The Department of Agriculture and Teagasc staff are fully aware of the carnage, which this year’s atrocious weather is wreaking on farm businesses right across Ireland.

It doesn’t take Albert Einstein to work out that the August floods and the subsequent unsettled weather patterns have combined to make the continuation of normal farming practices an impossibility in many parts.

This is particularly so in the north and the west, where cattle have been housed since the end of July.

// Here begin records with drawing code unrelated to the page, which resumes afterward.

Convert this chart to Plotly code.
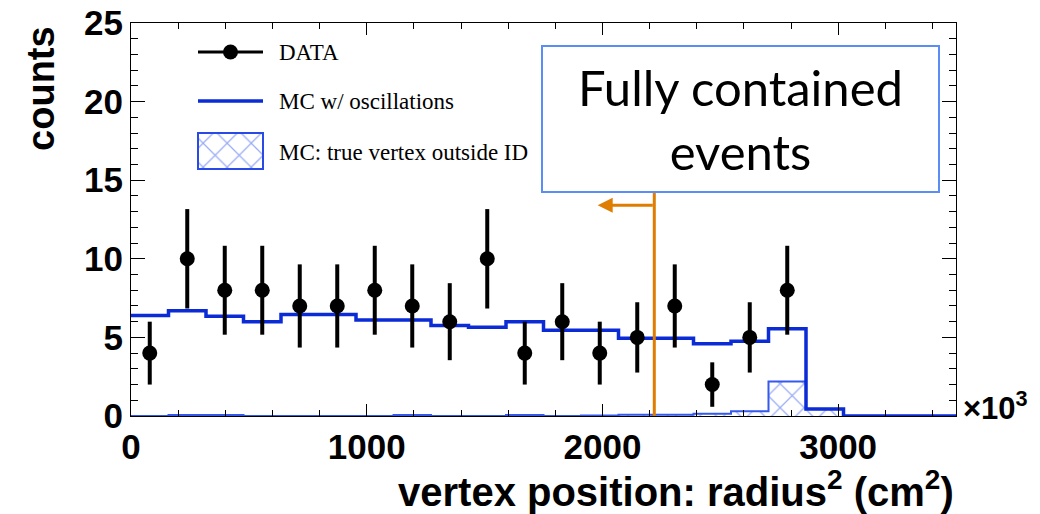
import numpy as np
import plotly.graph_objects as go

# binning: 22 bins over 0..3500 (x10^3 cm^2)
x_min, x_max, n_bins = 0, 3500, 22

# observed counts per bin (first 18 bins)
data_counts = [4, 10, 8, 8, 7, 7, 8, 7, 6, 10, 4, 6, 4, 5, 7, 2, 5, 8]

# MC with oscillations, per bin
mc_osc = [6.4, 6.7, 6.35, 6.0, 6.45, 6.45, 6.1, 6.1, 5.75, 5.65, 6.0, 5.45,
          5.45, 4.95, 4.95, 4.6, 4.75, 5.55, 0.45, 0.0, 0.0, 0.0]

# MC: true vertex outside ID, per bin
mc_out = [0.0, 0.07, 0.07, 0.0, 0.0, 0.0, 0.0, 0.07, 0.0, 0.0, 0.07, 0.0,
          0.03, 0.08, 0.08, 0.15, 0.3, 2.2, 0.45, 0.0, 0.0, 0.0]

# fully-contained cut (r = 1490 cm) and arrow
fc_cut = 2220
cut_top = 14.9
arrow_y = 13.4
arrow_end = 1980

# legend layout, in page pixels (overlay axes x2/y2)
leg_x0, leg_x1, leg_text_x = 198, 263, 277
leg_rows = [52, 101, 152]
leg_box = (133, 169)
leg_labels = ["DATA", "MC w/ oscillations", "MC: true vertex outside ID"]

edges = np.linspace(x_min, x_max, n_bins + 1)
width = edges[1] - edges[0]
centers = edges[:-1] + width / 2
data_x = centers[:len(data_counts)]
data_err = np.sqrt(data_counts)

BLUE = "#0a2bd6"
HATCH = "#3459ec"
ORANGE = "#df7d00"
SANS = "Liberation Sans, Arial"
PAT = dict(shape="x", fgcolor=HATCH, bgcolor="white", size=17, solidity=0.14)

fig = go.Figure()

# hatched histogram (fill + outline)
fig.add_trace(go.Bar(
    x=centers, y=mc_out, width=width, showlegend=False,
    marker=dict(color="white", line=dict(width=0), pattern=PAT),
))
fig.add_trace(go.Scatter(
    x=edges, y=list(mc_out) + [mc_out[-1]], mode="lines", line_shape="hv",
    line=dict(color=HATCH, width=2), showlegend=False,
))

# MC line histogram
fig.add_trace(go.Scatter(
    x=edges, y=list(mc_osc) + [mc_osc[-1]], mode="lines", line_shape="hv",
    line=dict(color=BLUE, width=3.5), showlegend=False,
))

# data points
fig.add_trace(go.Scatter(
    x=data_x, y=data_counts, mode="markers", showlegend=False,
    marker=dict(color="black", size=15),
    error_y=dict(type="data", array=data_err, color="black", thickness=4, width=0),
))

# cut line and arrow
fig.add_shape(type="line", x0=fc_cut, x1=fc_cut, y0=0, y1=cut_top,
              line=dict(color=ORANGE, width=3), layer="above")
fig.add_annotation(x=arrow_end, y=arrow_y, ax=fc_cut, ay=arrow_y, axref="x", ayref="y",
                   xref="x", yref="y", text="", showarrow=True, arrowhead=2,
                   arrowsize=1, arrowwidth=3, arrowcolor=ORANGE)

# text box
fig.add_annotation(x=2584, y=18.9, xref="x", yref="y", text="Fully contained<br>events",
                   showarrow=False, font=dict(family="Lato, Noto Sans", size=49, color="black"),
                   width=393, height=142, bordercolor="#5b8ef5", borderwidth=2,
                   bgcolor="white", align="center", valign="middle")

# hand-drawn legend on overlay axes
fig.add_trace(go.Scatter(
    x=[leg_x0, (leg_x0 + leg_x1) / 2, leg_x1], y=[leg_rows[0]] * 3, xaxis="x2", yaxis="y2",
    mode="lines", line=dict(color="black", width=3), showlegend=False, hoverinfo="skip",
))
fig.add_trace(go.Scatter(
    x=[(leg_x0 + leg_x1) / 2], y=[leg_rows[0]], xaxis="x2", yaxis="y2",
    mode="markers", marker=dict(color="black", size=15), showlegend=False, hoverinfo="skip",
))
fig.add_trace(go.Scatter(
    x=[leg_x0, leg_x1], y=[leg_rows[1]] * 2, xaxis="x2", yaxis="y2",
    mode="lines", line=dict(color=BLUE, width=3.5), showlegend=False, hoverinfo="skip",
))
fig.add_trace(go.Bar(
    x=[(leg_x0 + leg_x1) / 2], y=[leg_box[1] - leg_box[0]], base=[leg_box[0]],
    width=leg_x1 - leg_x0, xaxis="x2", yaxis="y2", showlegend=False, hoverinfo="skip",
    marker=dict(color="white", line=dict(color="#2a4ae8", width=2), pattern=PAT),
))
for lab, yy in zip(leg_labels, leg_rows):
    fig.add_annotation(x=leg_text_x, y=yy, xref="x2", yref="y2", xanchor="left",
                       yanchor="middle", text=lab, showarrow=False,
                       font=dict(family="Liberation Serif, Times New Roman", size=23, color="black"))

# axis titles
fig.add_annotation(x=1.0, y=-0.185, xref="paper", yref="paper", xanchor="right", yanchor="middle",
                   text="vertex position: radius<sup>2</sup> (cm<sup>2</sup>)",
                   showarrow=False, font=dict(family=SANS, size=40, color="black", weight="bold"))
fig.add_annotation(x=-0.110, y=0.997, xref="paper", yref="paper", xanchor="center", yanchor="top",
                   text="counts", textangle=-90, showarrow=False,
                   font=dict(family=SANS, size=38, color="black", weight="bold"))
fig.add_annotation(x=1.006, y=0.025, xref="paper", yref="paper", xanchor="left", yanchor="middle",
                   text="×10<sup>3</sup>", showarrow=False,
                   font=dict(family=SANS, size=31, color="black", weight="bold"))

tickfont = dict(family=SANS, size=35, color="black", weight="bold")
fig.update_xaxes(range=[x_min, x_max], showline=True, linecolor="black", linewidth=1,
                 mirror="allticks", ticks="inside", ticklen=12, tickcolor="black",
                 tickvals=[0, 1000, 2000, 3000], tickfont=tickfont, showgrid=False,
                 zeroline=False, automargin=False, ticklabeloverflow="allow",
                 minor=dict(dtick=200, ticks="inside", ticklen=6, tickcolor="black"))
fig.update_yaxes(range=[0, 25], showline=True, linecolor="black", linewidth=1,
                 mirror="allticks", ticks="inside", ticklen=14, tickcolor="black",
                 dtick=5, tickfont=tickfont, showgrid=False, zeroline=False, automargin=False,
                 ticklabeloverflow="allow",
                 minor=dict(dtick=1, ticks="inside", ticklen=7, tickcolor="black"))

fig.update_layout(
    # page body has an 8px margin, so the figure is 8px smaller on each side
    width=1032, height=506,
    margin=dict(l=123, r=84, t=15, b=98),
    plot_bgcolor="white", paper_bgcolor="white",
    barmode="overlay", showlegend=False,
    xaxis2=dict(overlaying="x", range=[131, 956], visible=False, fixedrange=True),
    yaxis2=dict(overlaying="y", range=[416, 23], visible=False, fixedrange=True),
)

fig.write_html("out.html")
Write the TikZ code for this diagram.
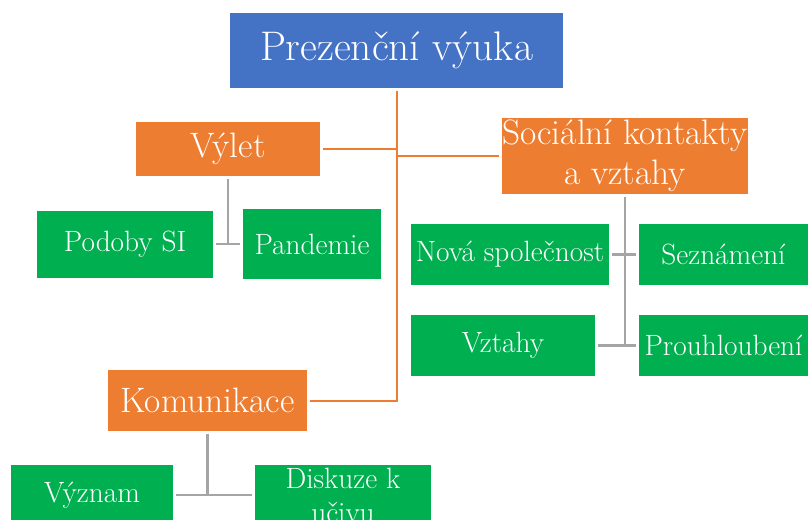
\documentclass[tikz,border=0pt]{standalone}
\usepackage{fontspec}
\usepackage{xcolor}

\definecolor{topblue}{HTML}{4472C4}
\definecolor{catorange}{HTML}{ED7D31}
\definecolor{leafgreen}{HTML}{00B050}
\definecolor{linkgrey}{HTML}{A5A5A5}

\begin{document}
\begin{tikzpicture}[x=0.75pt,y=-0.75pt,
    box/.style 2 args={rectangle,inner sep=0pt,outer sep=2pt,text=white,align=center,minimum width=#1*0.75pt,minimum height=#2*0.75pt},
    top node/.style={fill=topblue,font=\fontsize{31}{34}\selectfont},
    cat node/.style={fill=catorange,font=\fontsize{26.5}{30}\selectfont},
    leaf node/.style={fill=leafgreen,font=\fontsize{22}{25.5}\selectfont},
    main link/.style={draw=catorange,line width=1.5pt},
    sub link/.style={draw=linkgrey,line width=2.2pt}]

    \clip (0,0) rectangle (809,519);

    \node[top node, box={333}{75}] (top) at (396.5,50.5) {Prezenční výuka};

    \node[cat node, box={184}{54}] (vylet) at (228,149) {Výlet};
    \node[cat node, box={246}{76}] (soc) at (625,156) {Sociální kontakty\\a vztahy};
    \node[cat node, box={199}{61}] (kom) at (207.5,400.5) {Komunikace};

    \node[leaf node, box={176}{67}] (podoby) at (125,244) {Podoby SI};
    \node[leaf node, box={138}{70}] (pandemie) at (312,244) {Pandemie};
    \node[leaf node, box={198}{61}] (nova) at (510,254.5) {Nová společnost};
    \node[leaf node, box={169}{61}] (sezn) at (723.5,254.5) {Seznámení};
    \node[leaf node, box={184}{61}] (vztahy) at (503,345.5) {Vztahy};
    \node[leaf node, box={169}{61}] (prohl) at (723.5,345.5) {Prouhloubení};
    \node[leaf node, box={162}{60}] (vyznam) at (92,495) {Význam};
    \node[leaf node, box={176}{60}] (diskuze) at (343,495) {Diskuze k\\učivu};

    % trunk
    \draw[main link] (top.south) -- (top.south |- kom.east) -- (kom.east);
    \draw[main link] (vylet.east) -- (vylet.east -| top.south);
    \draw[main link] (soc.west) -- (soc.west -| top.south);

    % branches
    \draw[sub link] (vylet.south) -- (vylet.south |- podoby.east);
    \draw[sub link] (podoby.east) -- (pandemie.west);
    \draw[sub link] (soc.south) -- (soc.south |- vztahy.east);
    \draw[sub link] (nova.east) -- (sezn.west);
    \draw[sub link] (vztahy.east) -- (prohl.west);
    \draw[sub link] (kom.south) -- (kom.south |- vyznam.east);
    \draw[sub link] (vyznam.east) -- (diskuze.west);
\end{tikzpicture}
\end{document}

But, in truth, the same scenario is unfolding in many other parts of the country.

As a consequence, most farmers now regard this year’s CAP advance as a form of weather aid payment, which they vitally need to keep their businesses solvent over the coming months.

Given these circumstances, it should be in the gift of Michael Creed to ensure that all farmers receive an advance CAP payment over the coming days.

Such a decision does not hold up the inspection processes now underway. And, as I pointed out above, any fines that may need to be levied can be deducted from the top-up payments, due later in the year.

In the meantime, every farming business can receive a much-needed cashflow boost.

It all seems like a win-win scenario to me.

Creed has stated that his staff will act to ensure the maximum number of applicants receive their advance payment at the earliest possible date, subject to the necessary requirements of the schemes being met”.

With respect, that’s not good enough. The minister should be in a position to guarantee a blanket commitment, where CAP advance payments are concerned, this year.